I’ll explore both of these in more detail, but first, an important distinction: When we talk about “head hopping,” we’re not talking about a story with multiple POVs. Rather, we’re talking about a story that includes multiple POVs within the same scene, without benefit of a line break or chapter break. “Head hopping” is what happens when an inexperienced writer fails to do it well.

Here’s why “head hopping” can be no fun for readers.

It can be jarring. Imagine cruising along in a story at top speed (we read fiction fast, in part because we feel like we’re really in the mind of the POV character, living the story), and then suddenly, it’s not clear whose head we’re in, or even what’s supposed to be happening.

For example, consider the following:

John perused the menu. That burger sounded good, but then again, he was trying to watch his weight—his wife was right, he wasn’t getting any younger, and Dr. Sykes had been warning him for years about his cholesterol. Maybe the salad? But then he’d be ravenous at his four o’clock.

All these finance guys always spent forever looking at the menu but then always ordered the same thing. It would have been funny if it wasn’t so stereotypical. Erik smiled, marshaling his patience. “Would you like me to come back?”

That second paragraph is likely to give your reader whiplash, because it’s not clear whose head we’re in—or even who Erik actually is (the server).

You want readers to read quickly, because that’s part of what creates what John Gardner called the “vivid and continuous dream” of fiction.

Link to the rest at Jane Friedman

5 thoughts on “How Big of a Problem Is “Head Hopping”?”

  1. Maybe, just maybe, there’s an actual narrative strategy behind making the reader quickly look to another perspective on an event as it happens. Maybe, just maybe, the narrator (or viewpoint character) is unreliable. Or even just ignorant, and didn’t see the gun on the mantelpiece, but this transient viewpoint is the only one that can without descending into telling-not-showing. Maybe this is foreshadowing of a role for that perspective later in the work.
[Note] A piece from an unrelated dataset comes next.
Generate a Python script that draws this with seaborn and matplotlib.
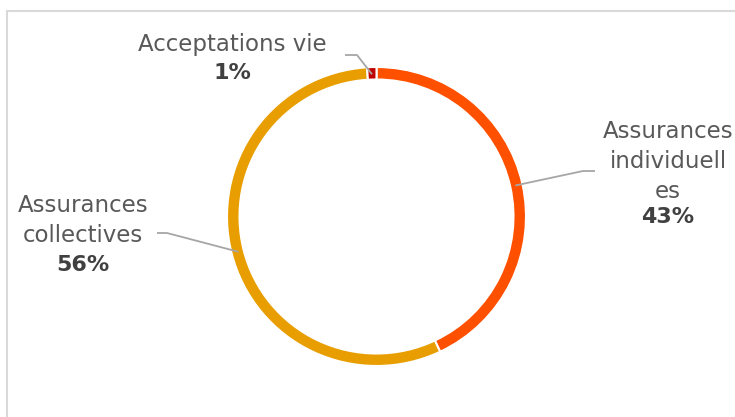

Maybe it’s the subtext that matters.

    Maybe criticizing a specific narrative device or element, without its context, as a universal error is a fool’s errand — especially, but not only, using extreme examples that have no context but themselves and founder on a different error than the one being expounded upon (just substitute “The server” for “Erik” in the OP, and one discovers that the problem here is insufficient/inappropriate context-signalling and not head-hopping — largely solved with two words).

    Admittedly, I have Rashomon on in the background…

    Did I really need a <sarcasm> tag on any of that?

    • Nope.
      By not I think most everybody around here understands that “writing commands” are at best suggestions and at worst narrow minded narrative voice killers.
      Every ‘thou shall not” rule comes with a follow on “unless you have a reason”.

      “Head hopping” is no different: it’s only a problem if you’re sloppy and don’t understand what you’re doing.

      • Which was (part of) my point. If it’s not, in fact, a universal command, don’t present it as a universal command.

        The other part of my point was that the example presented in the OP doesn’t prove, or arguably even provide support for, the proposition because it has another, far-worse, problem. This is a widespread problem in “writing advice” (do not get me started on the inept examples in the “there are only x plots” guides that don’t maintain a consistent, let alone have a coherent, definition of “plot” or even “dramatic situation” — those literature seminars that didn’t end up with a completed dissertation will bury both of us). And as PG could confirm, it’s arguably worse in law; just consider that the vast majority of search-and-seizure cases, with those high-sounding principles, come from circumstances in which the accused is substantively guilty… leaving questions about “why wasn’t the necessary evidence available without violating other rights?” entirely unexamined.